Nuffield Trust director of strategy Helen Buckingham said: “Stretching the definition of a ‘new hospital’ to cover all these initiatives is not going to convince the average patient or taxpayer, and might lead to a poor reception for what are actually much needed local improvements.”

Health Secretary Sajid Javid was last week ridiculed for describing the Northern Centre for Cancer Care — which is part of the Cumberland Infirmary in Carlisle and the first of the 48 schemes to open — as a “new hospital”.

Newcastle upon Tyne Hospitals Foundation Trust, which runs it, did not describe it as a hospital.

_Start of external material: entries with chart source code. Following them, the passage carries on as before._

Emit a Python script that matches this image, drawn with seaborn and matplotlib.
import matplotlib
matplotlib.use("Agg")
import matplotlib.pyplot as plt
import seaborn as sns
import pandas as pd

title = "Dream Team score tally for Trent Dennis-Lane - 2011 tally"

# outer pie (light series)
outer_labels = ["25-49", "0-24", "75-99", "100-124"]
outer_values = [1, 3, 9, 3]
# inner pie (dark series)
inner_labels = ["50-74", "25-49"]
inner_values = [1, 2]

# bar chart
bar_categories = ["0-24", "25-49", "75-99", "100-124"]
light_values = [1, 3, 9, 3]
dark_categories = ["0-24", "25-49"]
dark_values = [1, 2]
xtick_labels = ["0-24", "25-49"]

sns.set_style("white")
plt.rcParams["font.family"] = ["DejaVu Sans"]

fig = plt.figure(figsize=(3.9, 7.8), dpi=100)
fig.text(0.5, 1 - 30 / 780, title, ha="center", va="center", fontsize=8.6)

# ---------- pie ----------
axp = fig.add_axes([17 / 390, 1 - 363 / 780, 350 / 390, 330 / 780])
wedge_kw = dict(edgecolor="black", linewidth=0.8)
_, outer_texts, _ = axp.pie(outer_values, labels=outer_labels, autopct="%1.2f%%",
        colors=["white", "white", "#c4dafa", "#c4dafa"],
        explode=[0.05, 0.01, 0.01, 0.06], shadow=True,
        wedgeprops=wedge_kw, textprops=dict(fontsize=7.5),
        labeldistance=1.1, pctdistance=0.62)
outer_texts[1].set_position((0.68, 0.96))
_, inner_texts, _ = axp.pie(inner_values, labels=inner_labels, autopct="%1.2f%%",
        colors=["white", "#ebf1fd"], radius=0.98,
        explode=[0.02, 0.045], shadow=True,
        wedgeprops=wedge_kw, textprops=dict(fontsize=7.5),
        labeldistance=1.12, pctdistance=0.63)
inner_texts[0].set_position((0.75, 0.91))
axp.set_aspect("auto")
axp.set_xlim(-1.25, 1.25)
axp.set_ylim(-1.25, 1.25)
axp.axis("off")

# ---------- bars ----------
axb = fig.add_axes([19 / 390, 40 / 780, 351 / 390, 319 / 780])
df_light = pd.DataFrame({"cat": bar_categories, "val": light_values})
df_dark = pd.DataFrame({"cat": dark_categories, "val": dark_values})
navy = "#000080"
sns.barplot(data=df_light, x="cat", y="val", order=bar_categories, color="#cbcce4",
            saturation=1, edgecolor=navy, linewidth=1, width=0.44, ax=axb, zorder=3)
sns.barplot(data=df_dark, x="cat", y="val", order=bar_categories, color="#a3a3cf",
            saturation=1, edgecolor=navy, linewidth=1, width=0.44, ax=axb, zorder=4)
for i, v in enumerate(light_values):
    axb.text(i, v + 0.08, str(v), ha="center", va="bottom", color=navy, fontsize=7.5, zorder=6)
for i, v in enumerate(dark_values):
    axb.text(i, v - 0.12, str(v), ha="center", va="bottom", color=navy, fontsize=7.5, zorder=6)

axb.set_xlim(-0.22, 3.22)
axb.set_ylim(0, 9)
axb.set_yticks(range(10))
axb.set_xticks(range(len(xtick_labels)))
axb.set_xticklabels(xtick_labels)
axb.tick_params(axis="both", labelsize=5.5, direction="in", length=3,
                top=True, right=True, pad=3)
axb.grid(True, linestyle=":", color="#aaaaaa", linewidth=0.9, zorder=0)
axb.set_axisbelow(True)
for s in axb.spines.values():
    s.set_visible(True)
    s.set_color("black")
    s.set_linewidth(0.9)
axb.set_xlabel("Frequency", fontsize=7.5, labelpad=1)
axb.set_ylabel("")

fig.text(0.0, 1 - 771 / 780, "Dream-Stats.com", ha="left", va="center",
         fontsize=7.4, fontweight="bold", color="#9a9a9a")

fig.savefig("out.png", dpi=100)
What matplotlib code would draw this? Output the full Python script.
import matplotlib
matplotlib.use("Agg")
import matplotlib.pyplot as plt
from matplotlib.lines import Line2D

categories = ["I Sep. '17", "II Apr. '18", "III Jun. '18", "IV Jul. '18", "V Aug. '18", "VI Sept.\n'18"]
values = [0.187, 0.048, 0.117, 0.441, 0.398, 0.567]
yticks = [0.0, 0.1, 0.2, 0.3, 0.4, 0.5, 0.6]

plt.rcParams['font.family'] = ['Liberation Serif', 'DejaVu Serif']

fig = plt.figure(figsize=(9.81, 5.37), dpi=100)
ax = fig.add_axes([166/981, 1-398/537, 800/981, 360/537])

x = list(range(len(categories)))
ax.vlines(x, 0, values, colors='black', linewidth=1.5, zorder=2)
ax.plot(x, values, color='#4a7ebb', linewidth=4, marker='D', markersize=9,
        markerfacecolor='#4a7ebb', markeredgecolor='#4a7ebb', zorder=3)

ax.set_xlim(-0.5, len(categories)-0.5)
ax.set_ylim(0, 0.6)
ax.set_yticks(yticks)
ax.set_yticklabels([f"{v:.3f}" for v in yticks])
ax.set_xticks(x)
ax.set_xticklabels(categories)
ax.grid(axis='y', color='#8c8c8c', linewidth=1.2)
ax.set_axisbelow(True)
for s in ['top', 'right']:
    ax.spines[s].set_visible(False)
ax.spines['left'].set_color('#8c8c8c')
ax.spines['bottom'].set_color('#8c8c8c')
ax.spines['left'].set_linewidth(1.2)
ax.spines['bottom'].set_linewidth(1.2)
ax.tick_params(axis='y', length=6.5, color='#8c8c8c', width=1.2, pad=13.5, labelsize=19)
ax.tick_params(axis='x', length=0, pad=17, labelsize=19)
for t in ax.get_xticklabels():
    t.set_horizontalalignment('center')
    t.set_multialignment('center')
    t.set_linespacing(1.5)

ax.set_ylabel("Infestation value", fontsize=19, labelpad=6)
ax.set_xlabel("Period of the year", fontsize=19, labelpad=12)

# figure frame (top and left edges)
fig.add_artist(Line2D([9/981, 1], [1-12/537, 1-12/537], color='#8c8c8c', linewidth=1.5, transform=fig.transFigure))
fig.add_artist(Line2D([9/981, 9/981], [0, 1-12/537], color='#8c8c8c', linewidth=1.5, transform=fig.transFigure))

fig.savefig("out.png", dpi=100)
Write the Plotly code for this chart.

Several others among the 48 are new units or wings, or major refurbishments of existing sites, while some are community hospital rebuilds.

Many are not yet funded and eight schemes are not yet chosen.









A statement from the Department of Health and Social Care said: “We have committed to build 48 hospitals by 2030, backed by an initial £3.7 billion.

“Each of the hospital building projects will be new hospitals delivering brand new, state-of-the-art facilities to ensure world-class provision of healthcare for NHS patients and staff by replacing outdated infrastructure.

“It is not uncommon for existing hospital sites to accommodate multiple hospitals and there are numerous hospitals which specialise in one area of care or are co-located – they are all nonetheless hospitals.

“In some cases, that will be whole new hospitals on a new site, and in other cases, a new hospital on an existing site with dedicated facilities for particular conditions, such as cancer.

“We have issued guidance to trusts in the programme to support communications around the plans for their schemes, which is standard practice.”